En France, selon la fondation Abbé-Pierre, 85 000 personnes vivent dans des habitats de fortune et 100 000 au moins habitent au camping à l’année. Au fil des parcours résidentiels de ces « sans-domicile fixe », le sociologue Gaspard Lion interroge nos représentations de l’« habitat indigne », et note le caractère stigmatisant, voire excluant, de cette dénomination. Car ce qui est indigne pour celui qui a un logement confortable ne l’est pas forcément pour celui qui n’a pas de toit. Telle est l’idée centrale défendue dans le livre. Le sociologue a mené une longue enquête : il s’est immergé dans l’univers de l’habitat précaire pendant cinq ans et a réalisé une centaine d’entretiens avec des hommes vivant dans les bois en périphérie de la région parisienne, des campeurs permanents ou encore des citadins ayant annexé un trottoir pour y planter une cabane. Il relate leurs parcours singuliers : au-delà des récurrences statistiques qui conduisent à vivre dans de telles conditions (être un homme, avoir de faibles revenus, être isolé), chacun construit et appréhende l’habitat précaire selon son histoire personnelle.
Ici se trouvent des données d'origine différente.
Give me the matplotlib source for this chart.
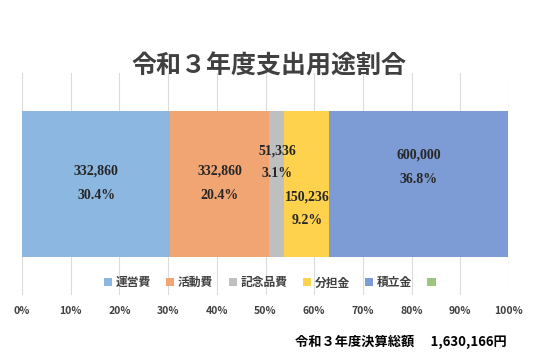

Ceux qui ont vécu longtemps dans la rue et sans toit se satisfont du confort rudimentaire d’une cabane dans les bois ou d’une tente au camping, tandis que les expulsés d’un logement en dur vivent plus difficilement la situation. Néanmoins, tous préfèrent décider de leurs conditions d’hébergement, plutôt que d’être ballottés d’un foyer à l’autre. La manière dont ils aménagent la parcelle annexée, négocient au quotidien le droit d’occuper l’espace public avec les autorités, ou encore le soin qu’ils apportent à leur mobile home manifestent cette autonomie si chère, qu’ils perdraient en fréquentant les centres d’hébergement temporaire. L’ouvrage défend plus largement le droit à habiter comme chacun le veut (ou plutôt le peut) et la reconnaissance de la pluralité des formes d’habitat contemporain.
Incertaines demeures
Incertaines demeures . Enquête sur l’habitat précaire, Gaspard Lion, Bayard, 2015, 230 p., 19 €.